Bei dem kommunalen Hildesheimer Verkehrsunternehmen Stadtverkehr Hildesheim (SVHI) sind 120 Arbeitsplätze in Gefahr.

Zum Hintergrund:

Der Stadtverkehr Hildesheim ist seit dem Jahr 2007 von der Stadt Hildesheim mit der Wahrnehmung des öffentlichen Personennahverkehrs (ÖPNV) in Hildesheim betraut. Diese Betrauung hat eine Gültigkeit von zehn Jahren, so dass ab dem Jahr 2017 eine Nachfolgeregelung für weitere zehn Jahre getroffen werden muss.

Ab 2017 müssen die Buslinien in Hildesheim folglich neu vergeben werden.
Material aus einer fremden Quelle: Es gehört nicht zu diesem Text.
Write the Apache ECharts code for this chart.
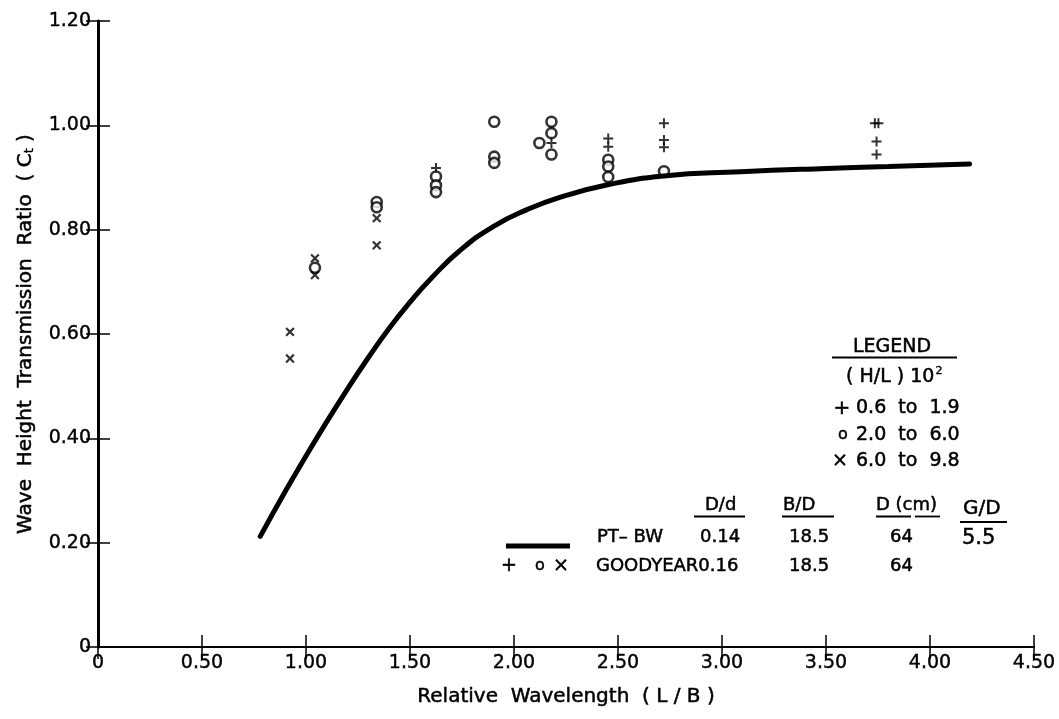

Die Stadt Hildesheim hat sich, wie im europäischen Recht explizit vorgesehen, per einstimmigen Ratsbeschluss für eine Direktvergabe an den Stadtverkehr Hildesheim entschieden. „Durch die Entscheidung für die Direktvergabe an den SVHI haben sich die Stadtwerke Hildesheim sowie der Rat und die Verwaltung der Stadt Hildesheim klar zu den bisherigen und jetzigen Strukturen bekannt, nämlich, dass der jährliche Fehlbetrag des SVHI von bis zu 3 Millionen Euro wie bisher durch die Stadtwerke übernommen wird,“ so der kaufmännische Geschäftsführer des SVHI, Michael Bosse-Arbogast.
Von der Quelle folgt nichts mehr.